Esta história verídica contada pela minha colega inglesa preenchia-me a mente e seguia-me juntamente com as crianças da comunidade onde fizemos o trabalho de campo. Quando a “Obroni” (mulher branca) passava, as crianças até então entretidas nos seus jogos ou afazeres domésticos paravam a sua actividade, acenavam energicamente e ofereciam um sorriso de orelha-a-orelha. Eu respondia com um “Hello” comovido. Elas continuavam a sorrir e começavam a seguir-me, enquanto eu dizia “How are you?”. Percebi que a máquina fotográfica que trazia a tiracolo era alvo de olhares e perguntei-lhes se queriam uma foto. Imediatamente se puseram em pose e em segundos dezenas de crianças se meteram à minha frente de sorriso aberto à espera do clique mágico. Tirei dezenas de fotos a estas crianças, que reagiam entusiasticamente quando lhes mostrava o resultado colorido e procuravam o seu reflexo no ecrã minúsculo da minha Canon. Apetecia-me saber mais sobre estas criaturas doces e perguntava-lhes o nome; muitas delas eram muito pequenas e as outras mal falavam inglês, mas as que conseguiam perceber “What is your name’” traduziam para as restantes e debitavam os nomes meio ingleses - meio nativos com uma pronúncia fechada e suave. Quando lhes disse o meu nome repetiram em coro “Sandrrrrrraaaaaa”, como se tivessem acabado de aprender uma palavra nova para o seu vocabulário.






 
No dia seguinte, quando chegámos à comunidade, algumas das crianças lembravam-se de nós e vieram ter connosco, calcando o pó do chão cru e do harmattan que assola a região nesta altura (correntes de vento originárias do deserto do Sara transportando partículas de areia e de pó que tornam a atmosfera opaca e diminuem a temperatura do ar). Em troca de abundantes sorrisos, distribuí o chocolate que trazia por elas, numa azáfama divertida em frente a uma barraca de madeira onde se entrançavam cabelos como arte. Aqui, nesta comunidade pobre onde as condições de vida e os acessos são difíceis, moram criaturas cheias de vida e de alegria, apesar das circunstâncias e da falta de escolhas.
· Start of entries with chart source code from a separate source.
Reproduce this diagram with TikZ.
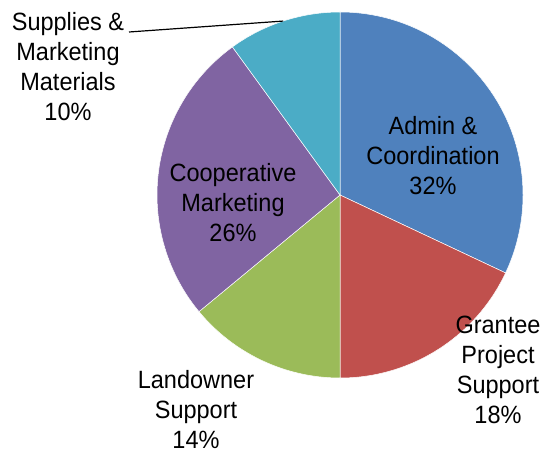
\documentclass[tikz,border=0pt]{standalone}
\usepackage{fontspec}
\setmainfont{Liberation Sans}[FakeStretch=0.94]
\usetikzlibrary{calc,positioning}
\definecolor{admin}{HTML}{4F81BD}
\definecolor{grantee}{HTML}{C0504D}
\definecolor{landowner}{HTML}{9BBB59}
\definecolor{coop}{HTML}{8064A2}
\definecolor{supplies}{HTML}{4BACC6}
\tikzset{
  slice label/.style={align=center, inner sep=0pt, font=\fontsize{25pt}{30pt}\selectfont},
  slice edge/.style={draw=white, line width=0.5pt}
}
\begin{document}
\begin{tikzpicture}[x=1pt,y=1pt]
\useasboundingbox (0,0) rectangle (543,453);
%\draw [help lines] (0,0) grid[step=50] (543,453);
\coordinate (O) at (340,258);
\foreach \a/\b/\c in {90/-25.2/admin, -25.2/-90/grantee, -90/-140.4/landowner, -140.4/-234/coop, -234/-270/supplies}
  \filldraw[slice edge, fill=\c] (O) -- ++(\a:183pt) arc[start angle=\a, end angle=\b, radius=183pt] -- cycle;
\node[slice label] (admin) at (433,297) {Admin \&\\Coordination\\32\%};
\node[slice label] (grantee) at (498,83) {Grantee\\Project\\Support\\18\%};
\node[slice label] (landowner) at (196,43) {Landowner\\Support\\14\%};
\node[slice label] (coop) at (233,250) {Cooperative\\Marketing\\26\%};
\node[slice label] (supplies) at (68,386) {Supplies \&\\Marketing\\Materials\\10\%};
\coordinate (lead) at (129,421);
\coordinate (rim) at ($(O)+(108.1:183pt)$);
\draw[line width=1.2pt] (lead) -- (rim);
\end{tikzpicture}
\end{document}
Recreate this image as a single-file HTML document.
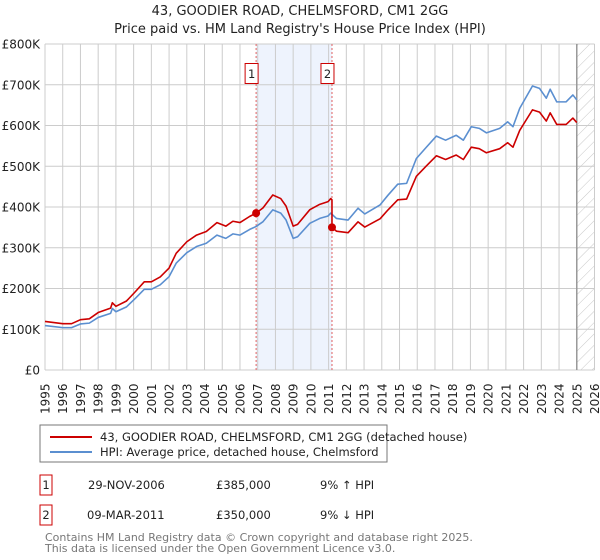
<!DOCTYPE html>
<html><head><meta charset="utf-8">
<style>
body{margin:0;background:#fff;width:600px;height:560px;overflow:hidden;font-family:"DejaVu Sans","Liberation Sans",sans-serif;}
svg{display:block}
</style></head>
<body>
<svg id="chart" width="600" height="560" xmlns="http://www.w3.org/2000/svg" font-family="DejaVu Sans, Liberation Sans, sans-serif">
<defs>
<pattern id="hatch" patternUnits="userSpaceOnUse" width="8" height="8" patternTransform="rotate(45)">
<line x1="0" y1="0" x2="0" y2="8" stroke="#c8c8c8" stroke-width="1"/>
</pattern>
</defs>
<text x="300" y="15" text-anchor="middle" font-size="13" fill="#222">43, GOODIER ROAD, CHELMSFORD, CM1 2GG</text>
<text x="300" y="33" text-anchor="middle" font-size="13" fill="#222">Price paid vs. HM Land Registry's House Price Index (HPI)</text>
<g id="plot"></g>
<g>
<rect x="40" y="425" width="347" height="37" fill="#fff" stroke="#777" stroke-width="1"/>
<line x1="50" y1="437" x2="92" y2="437" stroke="#cc0000" stroke-width="2"/>
<text x="100" y="441" font-size="11.5" fill="#222">43, GOODIER ROAD, CHELMSFORD, CM1 2GG (detached house)</text>
<line x1="50" y1="452" x2="92" y2="452" stroke="#5b8fd0" stroke-width="2"/>
<text x="100" y="456" font-size="11.5" fill="#222">HPI: Average price, detached house, Chelmsford</text>
</g>
<g font-size="11.5" fill="#222">
<rect x="40" y="475" width="12" height="20" fill="#fff" stroke="#cc0000"/>
<text x="46" y="489" text-anchor="middle">1</text>
<text x="88" y="489">29-NOV-2006</text>
<text x="216" y="489">£385,000</text>
<text x="320" y="489">9% ↑ HPI</text>
<rect x="40" y="505" width="12" height="20" fill="#fff" stroke="#cc0000"/>
<text x="46" y="519" text-anchor="middle">2</text>
<text x="87" y="519">09-MAR-2011</text>
<text x="216" y="519">£350,000</text>
<text x="320" y="519">9% ↓ HPI</text>
</g>
<text x="45" y="541" font-size="11" fill="#777">Contains HM Land Registry data © Crown copyright and database right 2025.</text>
<text x="45" y="552" font-size="11" fill="#777">This data is licensed under the Open Government Licence v3.0.</text>
</svg>
<script>
const yearTicks = [1995,1996,1997,1998,1999,2000,2001,2002,2003,2004,2005,2006,2007,2008,2009,2010,2011,2012,2013,2014,2015,2016,2017,2018,2019,2020,2021,2022,2023,2024,2025,2026];
const valueTicks = [0,100,200,300,400,500,600,700,800];
const valueTickLabels = ["£0","£100K","£200K","£300K","£400K","£500K","£600K","£700K","£800K"];
const hpiYears = [1995.0,1996.0,1996.5,1997.0,1997.5,1998.0,1998.7,1998.8,1999.0,1999.6,2000.1,2000.6,2001.0,2001.5,2002.0,2002.4,2003.0,2003.55,2004.1,2004.7,2005.2,2005.6,2006.0,2006.55,2006.9,2007.3,2007.85,2008.3,2008.6,2009.0,2009.25,2009.94,2010.5,2010.97,2011.12,2011.44,2012.1,2012.66,2013.04,2013.9,2014.35,2014.9,2015.4,2015.95,2016.5,2017.08,2017.6,2018.2,2018.6,2019.05,2019.5,2019.9,2020.65,2021.1,2021.4,2021.78,2022.5,2022.9,2023.28,2023.5,2023.87,2024.4,2024.78,2025.0];
const hpiValues = [109,104,104,113,115,129,139,151,143,155,176,198,198,209,229,262,288,303,311,331,323,334,331,345,352,364,393,385,368,323,327,360,372,378,385,372,368,397,383,405,429,456,458,519,546,574,564,576,564,597,593,582,593,609,597,642,697,691,667,689,658,658,675,663];
const saleYears = [2006.91,2011.19];
const salePrices = [385,350];
const saleLabels = ["1","2"];

const X0=45,X1=594.5,Y0=370,Y1=44;
const xs=y=>X0+(y-1995)/(2026-1995)*(X1-X0);
const ys=v=>Y0-v/800*(Y0-Y1);
const NS="http://www.w3.org/2000/svg";
const plot=document.getElementById('plot');
function mk(tag,attrs,parent){const e=document.createElementNS(NS,tag);for(const k in attrs)e.setAttribute(k,attrs[k]);(parent||plot).appendChild(e);return e;}
function hpiAt(t){for(let i=0;i<hpiYears.length-1;i++){if(t>=hpiYears[i]&&t<=hpiYears[i+1]){const f=(t-hpiYears[i])/(hpiYears[i+1]-hpiYears[i]);return hpiValues[i]+f*(hpiValues[i+1]-hpiValues[i]);}}return hpiValues[hpiValues.length-1];}

// shaded ownership band
const band=mk('rect',{x:xs(saleYears[0]),y:Y1,width:xs(saleYears[1])-xs(saleYears[0]),height:Y0-Y1,fill:'#eef3fd'});


// hatched future
const hatch=mk('rect',{x:xs(2025),y:Y1,width:X1-xs(2025),height:Y0-Y1,fill:'url(#hatch)'});


// gridlines
yearTicks.forEach(y=>{const l=mk('line',{x1:xs(y),x2:xs(y),y1:Y1,y2:Y0,stroke:'#cccccc','stroke-width':1});


const t=mk('text',{x:0,y:0,transform:`translate(${xs(y)+4.5},414) rotate(-90)`,'font-size':12,fill:'#222'});t.textContent=y;

});
valueTicks.forEach((v,i)=>{const l=mk('line',{x1:X0,x2:X1,y1:ys(v),y2:ys(v),stroke:'#cccccc','stroke-width':1});


const t=mk('text',{x:40,y:ys(v)+4.5,'text-anchor':'end','font-size':12,fill:'#222'});t.textContent=valueTickLabels[i];

});
const fl=mk('line',{x1:xs(2025),x2:xs(2025),y1:Y1,y2:Y0,stroke:'#999',"stroke-width":1.5});


// sale lines
saleYears.forEach((s,i)=>{const l=mk('line',{x1:xs(s),x2:xs(s),y1:Y1,y2:Y0,stroke:'#e06060','stroke-width':1,'stroke-dasharray':'2,2'});


const r=mk('rect',{x:xs(s)-11,y:63.5,width:13,height:20,fill:'#fff',stroke:'#cc0000'});


const t=mk('text',{x:xs(s)-4.5,y:78,'text-anchor':'middle','font-size':11.5,fill:'#222'});t.textContent=saleLabels[i];

});
// HPI line
const hp=mk('polyline',{points:hpiYears.map((y,i)=>xs(y)+','+ys(hpiValues[i])).join(' '),fill:'none',stroke:'#5b8fd0','stroke-width':1.6,'stroke-linejoin':'round'});


// property line: indexed from sale prices
const r1=salePrices[0]/hpiAt(saleYears[0]),r2=salePrices[1]/hpiAt(saleYears[1]);
const pts=[];
hpiYears.forEach((y,i)=>{if(y<saleYears[1])pts.push([y,hpiValues[i]*r1]);});
pts.push([saleYears[1],hpiAt(saleYears[1])*r1]);
pts.push([saleYears[1],salePrices[1]]);
hpiYears.forEach((y,i)=>{if(y>saleYears[1])pts.push([y,hpiValues[i]*r2]);});
const pl=mk('polyline',{points:pts.map(p=>xs(p[0])+','+ys(p[1])).join(' '),fill:'none',stroke:'#cc0000','stroke-width':1.6,'stroke-linejoin':'round'});


saleYears.forEach((s,i)=>{const c=mk('circle',{cx:xs(s),cy:ys(salePrices[i]),r:4,fill:'#cc0000'});

});
</script>
</body></html>
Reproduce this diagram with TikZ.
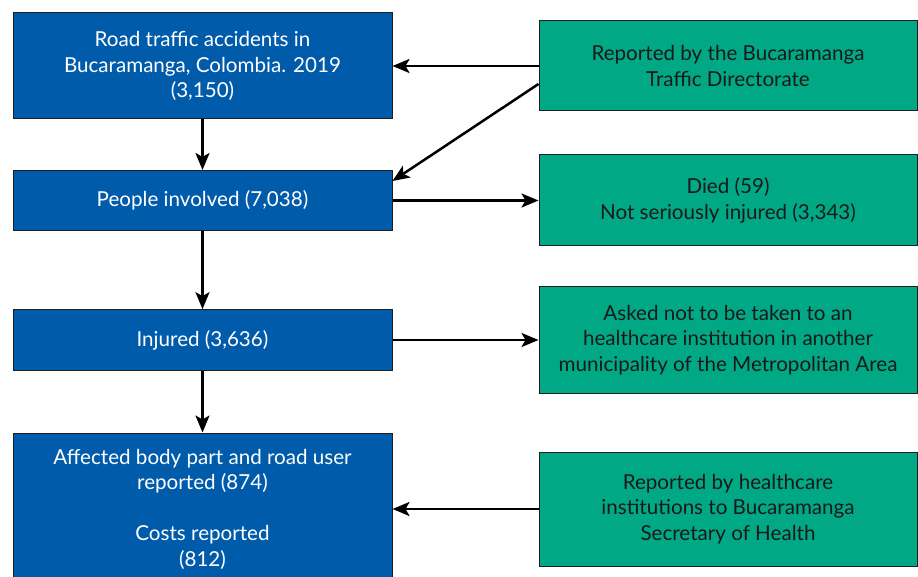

sexta-feira, 11 de janeiro de 2013

Castelos de nuvens

Sábado, 5 de Janeiro de 2013
 
Lisboa. O avião descola em direcção a Este. Sobrevoamos o Parque das Nações, vigiado de perto pela Torre Vasco da Gama, numa elegância altiva. Segundos depois, a asa direita desce e viramos para Sul, na direcção do azul brilhante do Tejo. Subimos aos 3 mil metros, com Lisboa na retaguarda, protegida por uma cúpula de nuvens. A cidade fica envolta numa misteriosa neblina branca, com tufos de algodão-doce aninhados a 2 mil metros de altitude. No mínimo bizarro, num dia tão luminoso como este. Do manto branco de Lisboa surgem os meandros da Ponte Vasco da Gama, serpentando sobre o rio. Em frente, por baixo do avião que ganha altitude, ergue-se um castelo de nuvens altas e fofas, como um muro intransponível. Desta vez não precisamos de atravessar, sobrevoamos.
Durante a viagem, enquanto rumamos para sul atravessando o Trópico de Câncer, temos acesso a um pôr-do-sol diferente, com o astro redondo invisível no meio das faixas de cores quentes estendidas no horizonte. Apetece deixar-se ir naquele calor, estender-se nas nuvens e pairar sobre a terra. O capitão informa que em Acra estão 28º e o coração continua a aquecer. Esta sensação de deixar o frio do Inverno e chegar ao calor dos trópicos em apenas 6 horas de viagem, quando a geografia se sente na pele, é fabulosa!